Data items —

################

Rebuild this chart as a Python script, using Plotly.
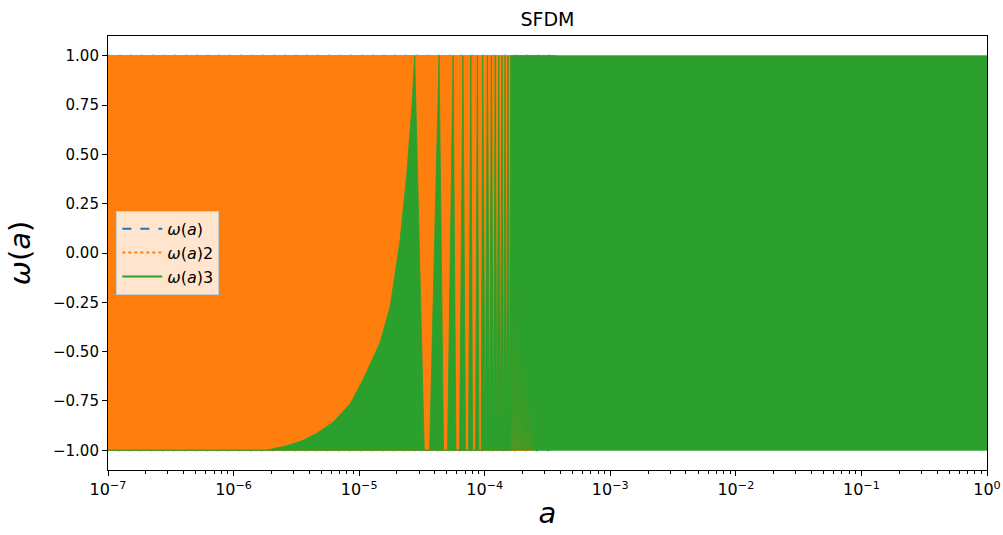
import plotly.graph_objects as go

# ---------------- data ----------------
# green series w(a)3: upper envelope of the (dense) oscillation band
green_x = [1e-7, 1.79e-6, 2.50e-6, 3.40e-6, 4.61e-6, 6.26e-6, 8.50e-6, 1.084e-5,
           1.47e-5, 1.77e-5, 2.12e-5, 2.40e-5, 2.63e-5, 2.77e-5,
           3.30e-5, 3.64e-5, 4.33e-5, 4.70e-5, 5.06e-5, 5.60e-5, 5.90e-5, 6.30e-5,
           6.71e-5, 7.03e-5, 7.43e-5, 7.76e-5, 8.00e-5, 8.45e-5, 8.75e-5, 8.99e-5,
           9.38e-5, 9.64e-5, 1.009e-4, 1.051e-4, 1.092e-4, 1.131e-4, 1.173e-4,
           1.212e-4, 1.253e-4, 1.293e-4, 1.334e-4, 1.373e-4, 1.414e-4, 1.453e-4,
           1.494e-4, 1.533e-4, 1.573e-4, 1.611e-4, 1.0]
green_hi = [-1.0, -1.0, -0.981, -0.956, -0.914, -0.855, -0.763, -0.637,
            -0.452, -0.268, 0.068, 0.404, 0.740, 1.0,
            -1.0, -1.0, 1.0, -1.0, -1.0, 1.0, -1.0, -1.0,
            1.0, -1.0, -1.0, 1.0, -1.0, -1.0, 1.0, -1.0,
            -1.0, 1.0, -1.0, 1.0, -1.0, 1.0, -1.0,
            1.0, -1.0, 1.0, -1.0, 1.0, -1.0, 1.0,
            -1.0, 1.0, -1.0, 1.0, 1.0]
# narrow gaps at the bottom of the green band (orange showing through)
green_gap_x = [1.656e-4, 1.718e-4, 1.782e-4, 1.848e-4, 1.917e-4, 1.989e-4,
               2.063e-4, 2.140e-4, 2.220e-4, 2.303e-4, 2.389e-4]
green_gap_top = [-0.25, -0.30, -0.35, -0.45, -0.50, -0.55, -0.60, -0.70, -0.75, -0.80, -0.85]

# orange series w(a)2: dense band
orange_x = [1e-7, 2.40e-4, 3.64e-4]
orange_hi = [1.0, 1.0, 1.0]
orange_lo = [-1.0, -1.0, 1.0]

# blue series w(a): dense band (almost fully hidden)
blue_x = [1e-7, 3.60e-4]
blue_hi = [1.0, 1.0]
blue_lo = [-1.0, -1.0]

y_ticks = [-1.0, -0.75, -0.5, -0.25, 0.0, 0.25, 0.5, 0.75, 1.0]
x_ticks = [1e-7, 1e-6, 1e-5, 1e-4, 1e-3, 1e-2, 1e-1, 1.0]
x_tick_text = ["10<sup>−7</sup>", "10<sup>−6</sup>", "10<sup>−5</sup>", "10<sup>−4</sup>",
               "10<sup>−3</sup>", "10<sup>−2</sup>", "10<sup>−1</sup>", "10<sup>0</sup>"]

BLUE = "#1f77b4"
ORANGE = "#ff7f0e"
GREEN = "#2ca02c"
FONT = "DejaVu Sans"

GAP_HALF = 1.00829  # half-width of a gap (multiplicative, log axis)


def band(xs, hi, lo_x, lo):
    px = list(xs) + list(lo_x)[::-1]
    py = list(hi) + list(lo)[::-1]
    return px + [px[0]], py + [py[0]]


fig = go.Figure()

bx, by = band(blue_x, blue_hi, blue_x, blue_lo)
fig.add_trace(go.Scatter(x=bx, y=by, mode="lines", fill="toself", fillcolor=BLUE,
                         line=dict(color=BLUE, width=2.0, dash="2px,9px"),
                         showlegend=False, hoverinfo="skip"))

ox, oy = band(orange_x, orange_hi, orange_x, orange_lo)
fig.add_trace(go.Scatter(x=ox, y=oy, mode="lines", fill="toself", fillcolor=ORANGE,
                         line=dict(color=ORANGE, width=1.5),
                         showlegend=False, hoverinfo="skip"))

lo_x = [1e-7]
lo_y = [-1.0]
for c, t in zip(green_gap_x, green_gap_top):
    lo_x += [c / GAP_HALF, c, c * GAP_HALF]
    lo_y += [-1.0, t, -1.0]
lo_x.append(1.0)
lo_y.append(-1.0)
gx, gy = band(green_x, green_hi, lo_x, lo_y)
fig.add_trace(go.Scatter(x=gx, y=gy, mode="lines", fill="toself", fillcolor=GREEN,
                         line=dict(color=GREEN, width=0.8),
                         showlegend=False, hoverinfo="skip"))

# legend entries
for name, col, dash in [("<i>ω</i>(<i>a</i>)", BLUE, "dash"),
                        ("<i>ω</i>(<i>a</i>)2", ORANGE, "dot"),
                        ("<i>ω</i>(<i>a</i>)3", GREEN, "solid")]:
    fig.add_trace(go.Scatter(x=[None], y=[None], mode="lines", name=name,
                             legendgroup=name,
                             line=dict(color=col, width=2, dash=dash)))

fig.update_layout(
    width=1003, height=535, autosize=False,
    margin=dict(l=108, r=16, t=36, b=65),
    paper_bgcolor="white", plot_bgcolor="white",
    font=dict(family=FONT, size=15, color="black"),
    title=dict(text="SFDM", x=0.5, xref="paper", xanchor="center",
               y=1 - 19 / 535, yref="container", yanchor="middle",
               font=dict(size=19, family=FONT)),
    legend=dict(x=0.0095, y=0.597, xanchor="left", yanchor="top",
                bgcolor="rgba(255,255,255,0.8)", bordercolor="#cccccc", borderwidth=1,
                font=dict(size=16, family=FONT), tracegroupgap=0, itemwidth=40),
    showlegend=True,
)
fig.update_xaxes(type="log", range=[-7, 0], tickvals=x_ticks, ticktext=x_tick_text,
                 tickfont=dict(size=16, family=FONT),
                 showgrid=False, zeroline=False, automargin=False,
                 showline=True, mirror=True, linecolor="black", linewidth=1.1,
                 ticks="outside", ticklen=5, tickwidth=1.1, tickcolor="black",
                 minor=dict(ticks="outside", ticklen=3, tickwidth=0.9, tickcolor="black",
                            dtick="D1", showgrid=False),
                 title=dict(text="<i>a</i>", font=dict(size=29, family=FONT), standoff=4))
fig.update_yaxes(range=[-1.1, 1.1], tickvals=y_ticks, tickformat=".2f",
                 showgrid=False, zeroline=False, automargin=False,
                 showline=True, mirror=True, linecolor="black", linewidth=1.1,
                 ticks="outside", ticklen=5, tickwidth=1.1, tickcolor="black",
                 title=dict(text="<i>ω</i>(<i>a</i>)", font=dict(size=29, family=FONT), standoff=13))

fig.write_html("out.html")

################

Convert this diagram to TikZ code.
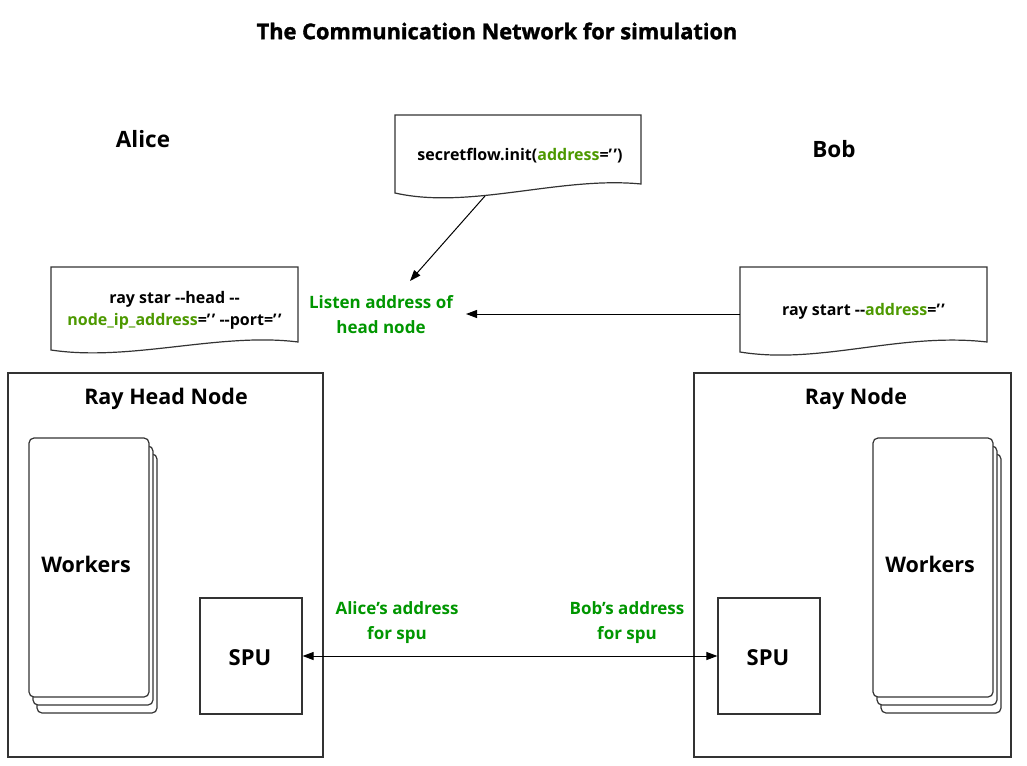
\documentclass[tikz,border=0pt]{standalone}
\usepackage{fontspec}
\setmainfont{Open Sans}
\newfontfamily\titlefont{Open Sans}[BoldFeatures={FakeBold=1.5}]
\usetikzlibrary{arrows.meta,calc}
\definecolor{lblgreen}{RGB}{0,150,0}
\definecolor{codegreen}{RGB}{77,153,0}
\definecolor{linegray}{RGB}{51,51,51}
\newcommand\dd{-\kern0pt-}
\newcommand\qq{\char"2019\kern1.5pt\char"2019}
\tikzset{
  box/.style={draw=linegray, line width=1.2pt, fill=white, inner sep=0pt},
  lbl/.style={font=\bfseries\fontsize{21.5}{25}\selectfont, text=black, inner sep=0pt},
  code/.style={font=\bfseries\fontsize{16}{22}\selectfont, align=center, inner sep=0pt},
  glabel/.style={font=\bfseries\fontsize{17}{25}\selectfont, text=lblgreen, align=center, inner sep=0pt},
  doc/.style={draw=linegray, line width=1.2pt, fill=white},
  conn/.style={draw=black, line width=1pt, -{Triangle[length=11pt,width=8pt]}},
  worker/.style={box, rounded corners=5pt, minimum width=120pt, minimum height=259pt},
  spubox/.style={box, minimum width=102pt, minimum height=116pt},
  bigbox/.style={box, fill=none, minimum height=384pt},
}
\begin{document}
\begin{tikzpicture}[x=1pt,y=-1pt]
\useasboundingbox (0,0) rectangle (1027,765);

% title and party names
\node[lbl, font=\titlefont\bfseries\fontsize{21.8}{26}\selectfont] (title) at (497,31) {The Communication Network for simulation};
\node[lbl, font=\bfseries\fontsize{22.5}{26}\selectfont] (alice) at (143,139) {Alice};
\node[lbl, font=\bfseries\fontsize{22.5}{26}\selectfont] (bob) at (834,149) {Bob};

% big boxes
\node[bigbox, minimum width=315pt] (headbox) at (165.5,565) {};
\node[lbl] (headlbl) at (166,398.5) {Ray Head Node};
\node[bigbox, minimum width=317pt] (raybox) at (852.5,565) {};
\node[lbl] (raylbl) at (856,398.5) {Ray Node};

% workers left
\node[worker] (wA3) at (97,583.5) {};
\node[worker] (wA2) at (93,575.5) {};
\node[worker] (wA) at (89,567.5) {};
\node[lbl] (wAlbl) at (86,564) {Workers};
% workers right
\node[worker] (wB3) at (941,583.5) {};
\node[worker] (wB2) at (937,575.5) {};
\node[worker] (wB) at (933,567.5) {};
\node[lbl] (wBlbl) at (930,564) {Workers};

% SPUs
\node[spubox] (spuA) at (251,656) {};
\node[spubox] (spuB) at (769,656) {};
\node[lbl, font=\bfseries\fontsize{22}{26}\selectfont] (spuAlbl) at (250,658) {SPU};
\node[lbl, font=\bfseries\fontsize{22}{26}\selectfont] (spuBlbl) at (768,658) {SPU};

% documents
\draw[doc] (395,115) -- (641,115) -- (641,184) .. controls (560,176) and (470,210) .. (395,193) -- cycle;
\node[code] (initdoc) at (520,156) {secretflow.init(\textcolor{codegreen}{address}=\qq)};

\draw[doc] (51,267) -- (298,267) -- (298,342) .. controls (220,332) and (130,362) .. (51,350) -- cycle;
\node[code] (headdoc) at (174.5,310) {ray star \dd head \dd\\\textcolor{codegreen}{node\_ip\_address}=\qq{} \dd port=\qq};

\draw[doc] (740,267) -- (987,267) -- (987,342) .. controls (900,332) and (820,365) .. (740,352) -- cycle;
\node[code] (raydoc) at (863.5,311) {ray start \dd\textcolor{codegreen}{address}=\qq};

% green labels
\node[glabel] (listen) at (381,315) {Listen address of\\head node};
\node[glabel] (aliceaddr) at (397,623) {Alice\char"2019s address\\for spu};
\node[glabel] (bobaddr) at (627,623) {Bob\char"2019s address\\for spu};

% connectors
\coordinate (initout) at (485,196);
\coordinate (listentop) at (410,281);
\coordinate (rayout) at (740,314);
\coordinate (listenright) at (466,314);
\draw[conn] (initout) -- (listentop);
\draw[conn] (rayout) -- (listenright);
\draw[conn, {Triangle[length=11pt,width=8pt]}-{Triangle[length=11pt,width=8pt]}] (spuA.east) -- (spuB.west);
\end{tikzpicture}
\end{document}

################

The task — For the material above, give again only the lines starting at the line that contains "Rebuild this chart" and ending at the line that contains "import plotly.graph_objects as go". Pictures do not belong in the copy.

Exercise solution —
Rebuild this chart as a Python script, using Plotly.
import plotly.graph_objects as go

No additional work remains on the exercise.